Each tool can and will hurt you in its own way. Careful out there folks.


----------



## cabinetman (Jul 5, 2007)

gideon said:


> So I don't know if this is considered kickback or what, but I was boring thru a 2" thick piece of walnt with a speedbore. I had my workpoece clamped tight, or so I thoight, in a workmate table.
> 
> As I was about half way through, the piece got free of the dogs and spun on the bore bit hitting me hard on two fingers and then my ribs. The force was enough to cut into one finger and cause some pretty bad swelling and bruising. At first, I thought I had broken one or both fingers. Some bruising to my ribs as well.
> 
> Each tool can and will hurt you in its own way. Careful out there folks.


Speedbore bits (spade bits, wood boring bits, flycutter), can get caught and go hippity hopping in the hole. For a smoother hole, try a hole cutter, or a Forstner bit. Clamped and using a drill press would likely solve your problem. IMO, using a handheld drill allows for too much drilling pressure.


















.


----------



## gideon (May 26, 2010)

I don't have a drill press, no space for one right now. Maybe in a few months when we get into the new house. There's a whole bunch of machines which would make my life so much easier which I just don't have room for. 
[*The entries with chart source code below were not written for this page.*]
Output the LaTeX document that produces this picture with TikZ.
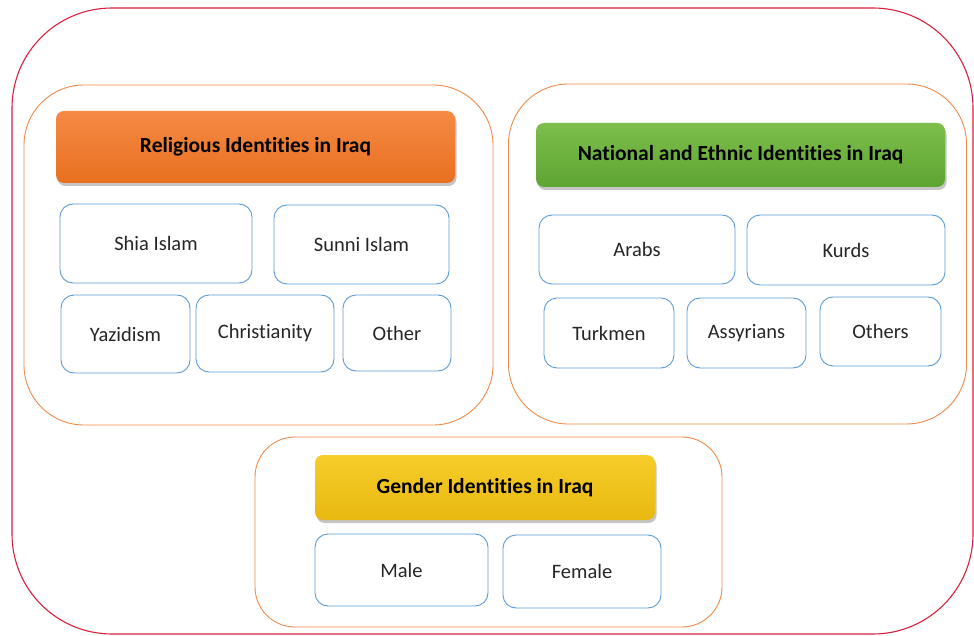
\documentclass[tikz,border=0pt]{standalone}
\usepackage{fontspec}
\setmainfont[Ligatures=NoCommon]{Carlito}
\usetikzlibrary{shadows}
\definecolor{outerred}{HTML}{D9213D}
\definecolor{grouporange}{HTML}{F08A4B}
\definecolor{itemblue}{HTML}{5B9BD5}
\definecolor{relA}{HTML}{F58A45}
\definecolor{relB}{HTML}{E8701F}
\definecolor{natA}{HTML}{7DBE4C}
\definecolor{natB}{HTML}{5EA432}
\definecolor{genA}{HTML}{F6CD2A}
\definecolor{genB}{HTML}{E8B810}
\tikzset{
  outerbox/.style={draw=outerred, line width=1.1pt, rounded corners=100pt, inner sep=0pt},
  groupbox/.style={draw=grouporange, line width=0.9pt, rounded corners=60pt, inner sep=0pt},
  itembox/.style={draw=itemblue, line width=0.9pt, fill=white, rounded corners=13pt, inner sep=0pt,
    font=\fontsize{20.5}{22}\selectfont, text=black!85},
  titlebox/.style={rounded corners=8pt, inner sep=0pt, font=\bfseries\fontsize{21.5}{24}\selectfont,
    text=black, drop shadow={shadow xshift=1.5pt, shadow yshift=-3pt, fill=black!45, opacity=0.5}},
}
\begin{document}
\begin{tikzpicture}[x=1pt,y=-1pt]
\useasboundingbox (0,0) rectangle (974,636);
\fill[white] (0,0) rectangle (974,636);
% outer frame
\node[outerbox, minimum width=961, minimum height=626] (outer) at (492.5,321) {};
% group boxes
\node[groupbox, minimum width=469, minimum height=340] (relgroup) at (258.5,255) {};
\node[groupbox, minimum width=458, minimum height=340] (natgroup) at (737.5,254) {};
\node[groupbox, minimum width=467, minimum height=190, rounded corners=40pt] (gengroup) at (488.5,532) {};
% titles
\node[titlebox, top color=relA, bottom color=relB, minimum width=399, minimum height=72] (reltitle) at (255.5,147) {Religious Identities in Iraq};
\node[titlebox, top color=natA, bottom color=natB, minimum width=409, minimum height=64] (nattitle) at (740.5,155) {National and Ethnic Identities in Iraq};
\node[titlebox, top color=genA, bottom color=genB, minimum width=340, minimum height=65] (gentitle) at (485,487.5) {Gender Identities in Iraq};
% religious items
\node[itembox, minimum width=192, minimum height=79] (shia) at (156,243.5) {Shia Islam};
\node[itembox, minimum width=175, minimum height=79] (sunni) at (361.5,244.5) {Sunni Islam};
\node[itembox, minimum width=129, minimum height=78] (yazidism) at (125.5,334) {Yazidism};
\node[itembox, minimum width=138, minimum height=77] (christianity) at (265,333.5) {Christianity};
\node[itembox, minimum width=108, minimum height=76] (other) at (397,333) {Other};
% national items
\node[itembox, minimum width=196, minimum height=69] (arabs) at (637,249.5) {Arabs};
\node[itembox, minimum width=198, minimum height=70] (kurds) at (846,250) {Kurds};
\node[itembox, minimum width=130, minimum height=70] (turkmen) at (609,333) {Turkmen};
\node[itembox, minimum width=119, minimum height=70] (assyrians) at (746.5,333) {Assyrians};
\node[itembox, minimum width=121, minimum height=69] (others) at (880.5,331.5) {Others};
% gender items
\node[itembox, minimum width=173, minimum height=72] (male) at (401.5,570) {Male};
\node[itembox, minimum width=158, minimum height=73] (female) at (582,571.5) {Female};
\end{tikzpicture}
\end{document}
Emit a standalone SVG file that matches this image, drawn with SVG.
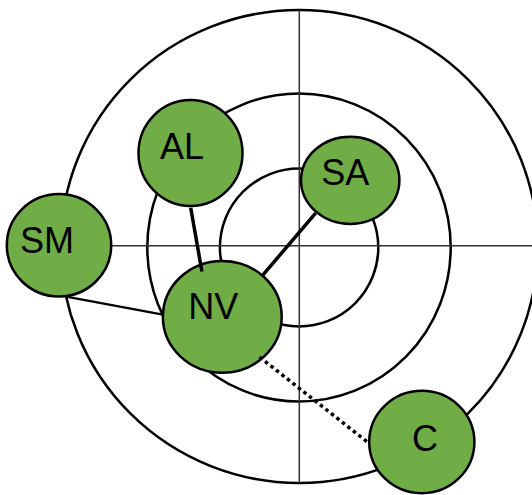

I've been looking at some of those drill guides but have yet to see one which is good quality. I've seen the General Tools one too. General Tools makes absolutely great and useful stuff except that they cut too much in quality to offer the cheapest price possible making their stuff absolutely worthless. I bought a dovetail jig on sale for $20, it was terrible.


----------



## Billy De (Jul 19, 2009)

Just a heads up when using corded drills never wrap your thumb around the grip put it on the same side as your fingers and it just pulls away from you when it kicks.


----------



## woodnthings (Jan 24, 2009)

*not only cordless....*

I was whacked in the jaw by a 18V Dewalt cordless when drilling overhead through a joist. When drills catch, bad things happen whether hand held or on the drill press. :yes:
 Keep your face away from the body of the drill if possible, brace yourself if on a ladder, slow down when about to break through the other side, use sharp drills so you don't have to push so hard, beware of self-augering bits that pull themselves into the work, no matter what type of drill you are using.
On a drill press, secure the work piece and use a backer to avoid drilling into your table top. It also makes for a cleaner hole in wood.


----------